Under its new administration, the Mobile Housing Board (MHB) has begun evicting more residents who owe back rent.
MHB interim Executive Director Michael Pierce said previous directors hadn’t been enforcing leases, but that would change under his watch.
“It’s part and parcel to why we’re deemed a struggling agency,” he said. “We’re going to enforce our leases.”
Although the agency is threatening evictions, residents are being offered repayment plans, and grants are available through the U.S. Department of Housing and Urban Development (HUD) to help residents catch up, Pierce said.
“We do have clients who haven’t paid who we’ve offered repayment agreements to,” he said. “If they sign those, they’re fine, but if they choose not to, we plan to enforce the lease.”
Enforcing leases can help the agency in a number of ways. Any revenue generated will help the authority’s bottom line, and bringing in new residents can help turn apartments over, Pierce said.
“We want to move to be a standard agency and then an above-average one,” Pierce said. “This is just a piece of the puzzle. We’re doing everything we can possibly do to get off of HUD’s substandard list.”
Ultimately, he said, the moves will benefit all residents in the long run.
MHB has been struggling for years and has had issues with leadership in the past. In 2016, a scathing HUD Office of Inspector General report found a conflict of interest existed between Adline Clarke, then-president of MHB’s nonprofit arm, and a contractor hired to do work for the board. The contractor was Clarke’s half-brother, and the conflict led to HMB having to pay back $1.2 million to HUD. Also at issue in the report was the close relationship between the nonprofit and the board.
MHB Commissioners started to implement changes to the structure of its nonprofit by moving positions within it to the merit-system jobs under the board. However, more problems persisted.
Following Dwayne Vaughn’s departure as executive director, the board suffered a number of hiccups, including an email phishing scam by hackers that cost the authority $485,000. Chief Financial Officer Lori Shackleford retired and then-Executive Director Akinola Popoola was fired soon after, while the board cited the email attack as one of the reasons.

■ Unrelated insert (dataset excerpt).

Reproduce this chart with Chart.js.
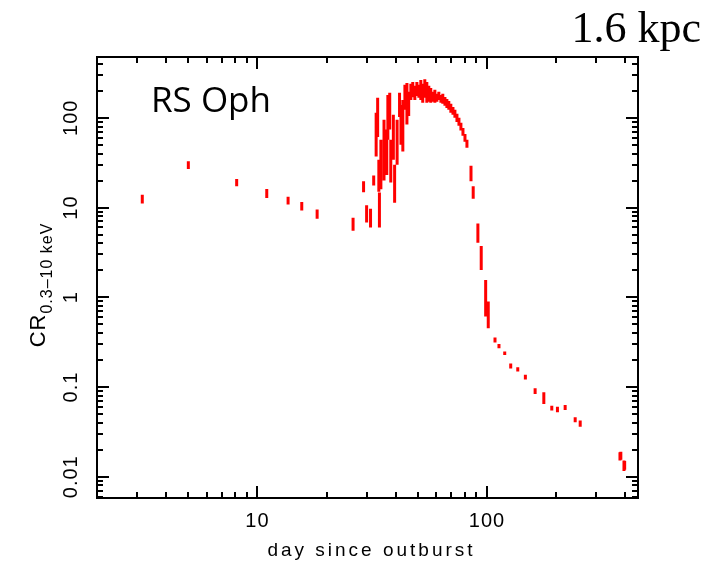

After Popoola’s tenure, Pierce was hired on an interim basis following a board shakeup, which saw two departures in a matter of months.
The recent increase in eviction notices has troubled residents in both R.V. Taylor Plaza and Thomas James Place housing communities. Despite concerns, Pierce said there are no current plans to sell any of the property in the area near the Brookley Aeroplex.
Although Pierce said a Choice Neighborhoods grant from HUD is no longer available for the area, he said there are plans to redevelop Thomas James Place, and active efforts to move residents out of the community and into R.V. Taylor.
Tonya Fraizer, a resident of Thomas James Place since 2001 said she knows the housing in the complex is unsafe. In addition, she has complained to the city “until I’m blue in the face” over infrastructure improvements and the repaving of streets.
Pierce acknowledges that complaints from residents, like Fraizer, are “legitimate.” He said there are many units at Thomas James that are in disrepair.
“We’re currently relocating residents out of isolated areas and out of apartments in disrepair,” he said.